One of the greatest pleasures when developing a museum exhibition is collaborating with a breadth of highly talented creatives. In the case of Collette Dinnigan: Unlaced, Kat Bond and Fil Bartkowiak in our design team collaborated with Stewart Walton, an artist, illustrator and furniture designer based in England to create our paper doll making activity space. In this post, the team explain how they worked together from concept through to the final product.
Stewart Walton and Collette
Stewart has a long history of illustrating for Collette, particularly during her live runway shows. He began his career as an illustrator for a cookery book before being drawn into television and interior design and, more recently, furniture. Stewart also has a gift for drawing live events, which began in 1996 at the famous Glastonbury Festival of Contemporary Performing Arts in Somerset, England.

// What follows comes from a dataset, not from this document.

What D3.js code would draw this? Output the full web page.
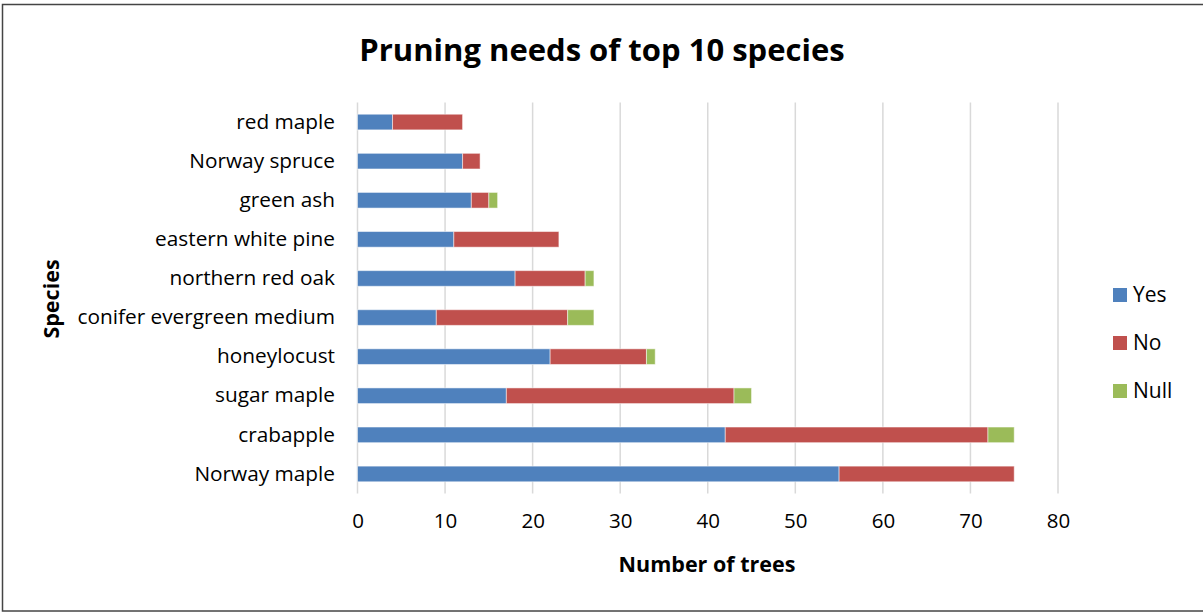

Stewart’s work at Glastonbury received the attention of fashion designer, Collette Dinnigan, who was so impressed that she invited him to draw backstage at her Paris shows. Stewart says:
The whole experience is completely frantic with models, hairdressers, make-up artists, fitters, photographers, caterers – you name it – all concentrating on doing the best possible job. There’s no time to compose at all! I just drew what was happening and looked at the drawings afterwards!
Stewart turned these illustrations into fashion show invitations and Christmas cards for Collette by adding splashes of colour and text. You can see some of these on display in Collette’s inspiration room in our exhibition.
Sketching in Paris
During the exhibition’s development, we were extremely mindful of Stewart’s whimsical illustrations and keen to see them included. As we wanted to create an activity space that harnessed the creative energy of visitors, we decided to explore the idea of a paper doll making activity. It was envisaged that visitors could colour-in and dress up paper dolls using printed fabrics from dresses featured in the show. These could then be mounted in a Parisian landscape that depicts many of the sites significant to Collette’s story. It made perfect sense to invite Stewart to not only illustrate this Parisian scene for us, but to also draw the paper-doll figures that visitors can dress.
This is how Stewart describes the experience of creating the sketches:
This opportunity was unlike anything I’ve been invited to do before. It was so much fun! The idea was put to me with quite short notice, but I didn’t hesitate for a minute. We set off early one morning for Paris and were there by lunch. Our hotel appears in the mural, so that was my starting point – sitting opposite it in the Jardin de Tuileries with my sketchbook. My wife, Sally, worked out my schedule and kept the focus! People will stop and have a look, but I’m used to it and keep drawing, not tempted to chat. Collette had sent a list of monuments and buildings she’d like featured so we kept to that. We left Paris on the evening train with lots of sketches. It was such a pleasure to work for Collette because she really values the freshness of those drawings and didn’t want anything ‘tidied up’. As someone who has lagged behind a bit on the technology side I was happy to hand it all over to the design team at MAAS to work their magic and make it all work as a mural.
The Museum Design Process
Back at MAAS, Kat and Fil took the illustrations and began to work them into the activity space in the exhibition. They say:
Upon receiving Stewart’s mix of illustrated Parisian landmarks and streetscapes, we thought it was natural for the final design to reflect a logical arrangement with respect to the city. We drew a line on a map of Paris, pinpointing their locations, as if taking a stroll along the Rue di Rivoli towards the Arc de Triomphe.
Once this was decided, we used InDesign and Photoshop to play around with scale and bring consistency to the elements found across all the illustrations. A few further streetscape illustrations were added to bring some depth to the image, and to fill out the length of the wall we had allocated for this panorama.
With the paper dolls, the lady and child figure were traced with an offset outline that would be the cut line when sent to production. We then selected garments from Collette’s collection that would work with these figures and created silhouettes of the clothes. Collette added some further details and these were sent to a laser cutter to create the polycarbonate templates used in the activity area. Similarly, in consultation with Collette and the curators, fabrics were selected from her collections. Once digitized, these fabrics were then resized to suit the scale of the paper dolls and the files sent off to be printed.
I think you will agree that the final product of this paper-doll making activity looks absolutely delightful! If you’re in Sydney, come and try it out yourself in Collette Dinnigan: Unlaced until 28 August 2016.